**Brief**
The lines from the top of the material through the line with "pattern=on 1.7pt off" are to be set down exactly. Leave the pictures out.

**Dataset section**
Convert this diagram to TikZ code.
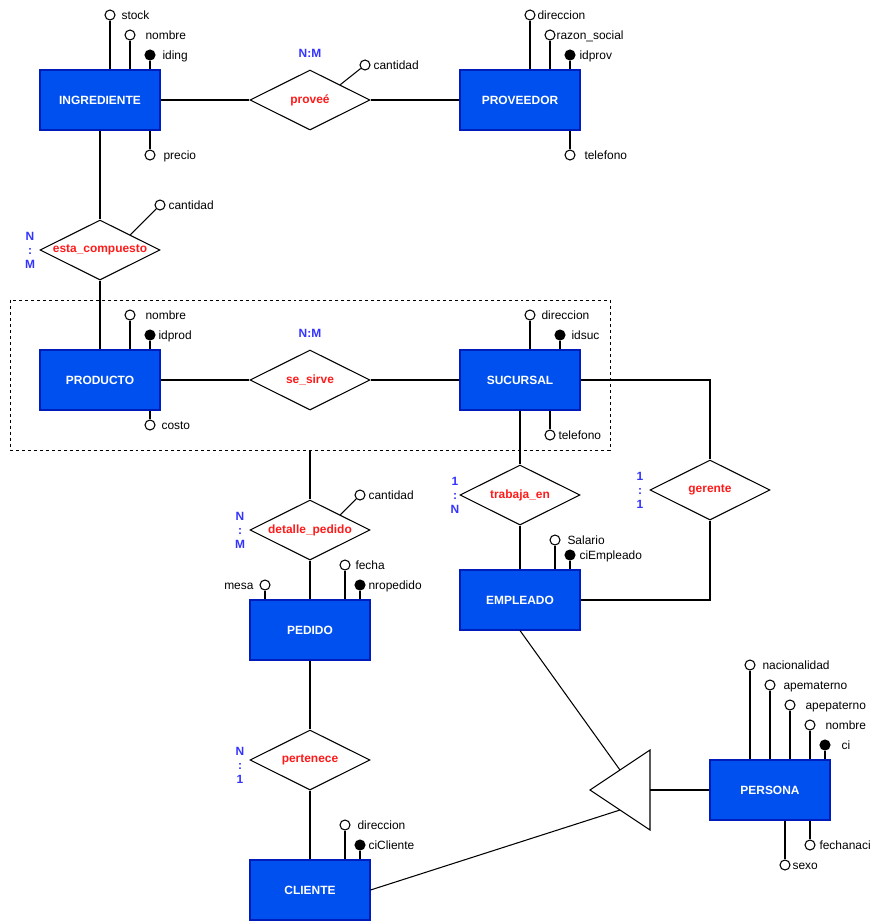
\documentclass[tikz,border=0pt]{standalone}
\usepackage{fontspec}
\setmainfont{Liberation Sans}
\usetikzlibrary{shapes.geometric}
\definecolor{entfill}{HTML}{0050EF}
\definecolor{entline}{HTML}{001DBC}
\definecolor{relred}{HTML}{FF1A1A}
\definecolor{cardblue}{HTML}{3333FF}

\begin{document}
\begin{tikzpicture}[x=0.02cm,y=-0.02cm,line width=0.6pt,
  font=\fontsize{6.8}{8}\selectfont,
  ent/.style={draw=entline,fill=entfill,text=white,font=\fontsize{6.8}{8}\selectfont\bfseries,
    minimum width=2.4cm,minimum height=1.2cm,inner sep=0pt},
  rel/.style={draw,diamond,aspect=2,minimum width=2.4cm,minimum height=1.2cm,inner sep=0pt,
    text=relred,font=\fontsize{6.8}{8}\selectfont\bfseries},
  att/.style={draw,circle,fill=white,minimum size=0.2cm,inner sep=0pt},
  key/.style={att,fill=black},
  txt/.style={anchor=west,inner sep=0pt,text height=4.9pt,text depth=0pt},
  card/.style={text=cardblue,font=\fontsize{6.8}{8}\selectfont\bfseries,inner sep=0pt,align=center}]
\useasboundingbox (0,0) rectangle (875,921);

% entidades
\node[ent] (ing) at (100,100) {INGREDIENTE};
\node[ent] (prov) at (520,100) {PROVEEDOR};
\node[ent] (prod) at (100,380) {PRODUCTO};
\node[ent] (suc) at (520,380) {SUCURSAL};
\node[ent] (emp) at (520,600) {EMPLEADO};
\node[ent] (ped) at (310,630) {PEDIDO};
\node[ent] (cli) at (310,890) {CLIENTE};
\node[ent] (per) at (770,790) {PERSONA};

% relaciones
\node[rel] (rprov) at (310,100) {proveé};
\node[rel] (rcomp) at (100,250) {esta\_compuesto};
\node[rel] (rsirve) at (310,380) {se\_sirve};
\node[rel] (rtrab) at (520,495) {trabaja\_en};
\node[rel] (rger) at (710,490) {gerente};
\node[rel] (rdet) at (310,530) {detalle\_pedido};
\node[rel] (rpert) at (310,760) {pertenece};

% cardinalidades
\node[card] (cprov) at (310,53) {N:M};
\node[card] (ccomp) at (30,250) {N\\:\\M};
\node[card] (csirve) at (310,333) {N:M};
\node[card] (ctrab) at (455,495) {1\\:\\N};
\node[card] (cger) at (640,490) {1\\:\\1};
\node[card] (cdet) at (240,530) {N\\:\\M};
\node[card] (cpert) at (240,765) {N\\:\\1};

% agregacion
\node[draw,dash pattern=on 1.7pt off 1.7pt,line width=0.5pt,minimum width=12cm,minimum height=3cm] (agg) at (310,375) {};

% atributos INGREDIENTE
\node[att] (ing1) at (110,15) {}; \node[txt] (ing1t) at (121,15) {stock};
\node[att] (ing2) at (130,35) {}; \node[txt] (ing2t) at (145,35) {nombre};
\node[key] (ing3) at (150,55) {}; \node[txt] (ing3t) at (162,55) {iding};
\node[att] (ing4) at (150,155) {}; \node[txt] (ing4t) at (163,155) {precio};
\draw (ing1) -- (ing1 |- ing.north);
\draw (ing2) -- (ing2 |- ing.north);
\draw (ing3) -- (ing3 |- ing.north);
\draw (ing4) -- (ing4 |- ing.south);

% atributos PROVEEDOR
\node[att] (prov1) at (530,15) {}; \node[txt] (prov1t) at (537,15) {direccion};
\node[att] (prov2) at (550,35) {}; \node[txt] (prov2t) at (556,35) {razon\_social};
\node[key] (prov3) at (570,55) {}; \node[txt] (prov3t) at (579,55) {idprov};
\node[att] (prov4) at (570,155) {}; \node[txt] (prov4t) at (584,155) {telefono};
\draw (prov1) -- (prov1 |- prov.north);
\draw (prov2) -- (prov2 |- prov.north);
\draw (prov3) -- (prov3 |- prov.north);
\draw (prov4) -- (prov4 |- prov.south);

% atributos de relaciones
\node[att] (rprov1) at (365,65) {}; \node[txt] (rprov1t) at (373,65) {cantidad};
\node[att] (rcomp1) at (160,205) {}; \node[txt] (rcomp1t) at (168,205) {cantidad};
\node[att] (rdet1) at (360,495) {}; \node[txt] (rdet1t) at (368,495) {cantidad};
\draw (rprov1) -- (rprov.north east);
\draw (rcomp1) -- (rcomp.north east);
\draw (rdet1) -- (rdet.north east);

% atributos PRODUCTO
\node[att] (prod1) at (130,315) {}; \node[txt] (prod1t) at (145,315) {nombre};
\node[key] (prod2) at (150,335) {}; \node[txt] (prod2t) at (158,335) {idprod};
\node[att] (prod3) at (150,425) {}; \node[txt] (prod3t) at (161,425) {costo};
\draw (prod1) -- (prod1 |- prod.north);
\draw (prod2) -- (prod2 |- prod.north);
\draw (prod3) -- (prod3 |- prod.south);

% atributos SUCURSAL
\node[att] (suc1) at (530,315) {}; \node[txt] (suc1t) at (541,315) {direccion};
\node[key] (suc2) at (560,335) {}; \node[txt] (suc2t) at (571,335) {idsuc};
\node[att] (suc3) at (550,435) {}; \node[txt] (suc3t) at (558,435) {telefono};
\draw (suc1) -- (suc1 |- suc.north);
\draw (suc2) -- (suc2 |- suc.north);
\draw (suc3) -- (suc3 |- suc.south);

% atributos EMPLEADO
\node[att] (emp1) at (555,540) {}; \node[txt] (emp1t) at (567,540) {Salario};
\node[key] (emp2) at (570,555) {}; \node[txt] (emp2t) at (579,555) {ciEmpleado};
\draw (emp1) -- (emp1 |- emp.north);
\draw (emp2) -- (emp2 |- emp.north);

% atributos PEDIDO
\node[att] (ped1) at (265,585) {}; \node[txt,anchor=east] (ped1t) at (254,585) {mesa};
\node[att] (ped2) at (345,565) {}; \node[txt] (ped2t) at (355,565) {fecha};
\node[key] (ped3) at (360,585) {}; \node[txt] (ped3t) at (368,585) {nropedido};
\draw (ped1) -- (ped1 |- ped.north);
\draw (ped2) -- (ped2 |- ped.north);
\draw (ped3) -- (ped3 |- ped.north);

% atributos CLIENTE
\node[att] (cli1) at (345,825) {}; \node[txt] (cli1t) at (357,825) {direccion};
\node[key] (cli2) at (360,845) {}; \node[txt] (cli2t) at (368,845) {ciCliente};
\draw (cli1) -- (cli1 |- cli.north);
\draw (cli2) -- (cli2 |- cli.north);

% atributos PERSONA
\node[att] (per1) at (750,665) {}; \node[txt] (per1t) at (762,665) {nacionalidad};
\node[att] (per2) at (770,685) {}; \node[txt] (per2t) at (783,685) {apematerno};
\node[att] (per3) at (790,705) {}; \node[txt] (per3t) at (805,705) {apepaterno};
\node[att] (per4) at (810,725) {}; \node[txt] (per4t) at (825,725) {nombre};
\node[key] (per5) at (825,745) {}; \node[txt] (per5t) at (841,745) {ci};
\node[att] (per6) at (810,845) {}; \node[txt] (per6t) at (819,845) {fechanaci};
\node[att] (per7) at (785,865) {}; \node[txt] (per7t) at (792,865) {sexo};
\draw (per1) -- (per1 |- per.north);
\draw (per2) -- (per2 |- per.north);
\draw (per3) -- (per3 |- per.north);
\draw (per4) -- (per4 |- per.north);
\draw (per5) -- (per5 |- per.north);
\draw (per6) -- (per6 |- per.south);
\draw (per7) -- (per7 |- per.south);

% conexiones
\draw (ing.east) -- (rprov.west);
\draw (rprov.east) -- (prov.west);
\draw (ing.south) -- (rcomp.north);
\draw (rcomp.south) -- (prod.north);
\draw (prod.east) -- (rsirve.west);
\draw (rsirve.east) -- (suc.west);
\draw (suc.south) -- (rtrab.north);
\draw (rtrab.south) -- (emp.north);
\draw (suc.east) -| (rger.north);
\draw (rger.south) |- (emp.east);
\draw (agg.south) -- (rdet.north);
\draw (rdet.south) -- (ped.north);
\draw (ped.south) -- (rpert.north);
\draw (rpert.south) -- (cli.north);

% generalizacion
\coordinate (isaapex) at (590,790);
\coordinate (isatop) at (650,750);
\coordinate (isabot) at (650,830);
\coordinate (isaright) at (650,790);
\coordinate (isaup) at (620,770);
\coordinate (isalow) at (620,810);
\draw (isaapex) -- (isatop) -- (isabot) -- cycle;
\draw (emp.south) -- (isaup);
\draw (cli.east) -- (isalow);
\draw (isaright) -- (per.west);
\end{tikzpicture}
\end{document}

**Answer**
Convert this diagram to TikZ code.
\documentclass[tikz,border=0pt]{standalone}
\usepackage{fontspec}
\setmainfont{Liberation Sans}
\usetikzlibrary{shapes.geometric}
\definecolor{entfill}{HTML}{0050EF}
\definecolor{entline}{HTML}{001DBC}
\definecolor{relred}{HTML}{FF1A1A}
\definecolor{cardblue}{HTML}{3333FF}

\begin{document}
\begin{tikzpicture}[x=0.02cm,y=-0.02cm,line width=0.6pt,
  font=\fontsize{6.8}{8}\selectfont,
  ent/.style={draw=entline,fill=entfill,text=white,font=\fontsize{6.8}{8}\selectfont\bfseries,
    minimum width=2.4cm,minimum height=1.2cm,inner sep=0pt},
  rel/.style={draw,diamond,aspect=2,minimum width=2.4cm,minimum height=1.2cm,inner sep=0pt,
    text=relred,font=\fontsize{6.8}{8}\selectfont\bfseries},
  att/.style={draw,circle,fill=white,minimum size=0.2cm,inner sep=0pt},
  key/.style={att,fill=black},
  txt/.style={anchor=west,inner sep=0pt,text height=4.9pt,text depth=0pt},
  card/.style={text=cardblue,font=\fontsize{6.8}{8}\selectfont\bfseries,inner sep=0pt,align=center}]
\useasboundingbox (0,0) rectangle (875,921);

% entidades
\node[ent] (ing) at (100,100) {INGREDIENTE};
\node[ent] (prov) at (520,100) {PROVEEDOR};
\node[ent] (prod) at (100,380) {PRODUCTO};
\node[ent] (suc) at (520,380) {SUCURSAL};
\node[ent] (emp) at (520,600) {EMPLEADO};
\node[ent] (ped) at (310,630) {PEDIDO};
\node[ent] (cli) at (310,890) {CLIENTE};
\node[ent] (per) at (770,790) {PERSONA};

% relaciones
\node[rel] (rprov) at (310,100) {proveé};
\node[rel] (rcomp) at (100,250) {esta\_compuesto};
\node[rel] (rsirve) at (310,380) {se\_sirve};
\node[rel] (rtrab) at (520,495) {trabaja\_en};
\node[rel] (rger) at (710,490) {gerente};
\node[rel] (rdet) at (310,530) {detalle\_pedido};
\node[rel] (rpert) at (310,760) {pertenece};

% cardinalidades
\node[card] (cprov) at (310,53) {N:M};
\node[card] (ccomp) at (30,250) {N\\:\\M};
\node[card] (csirve) at (310,333) {N:M};
\node[card] (ctrab) at (455,495) {1\\:\\N};
\node[card] (cger) at (640,490) {1\\:\\1};
\node[card] (cdet) at (240,530) {N\\:\\M};
\node[card] (cpert) at (240,765) {N\\:\\1};

% agregacion
\node[draw,dash pattern=on 1.7pt off 1.7pt,line width=0.5pt,minimum width=12cm,minimum height=3cm] (agg) at (310,375) {};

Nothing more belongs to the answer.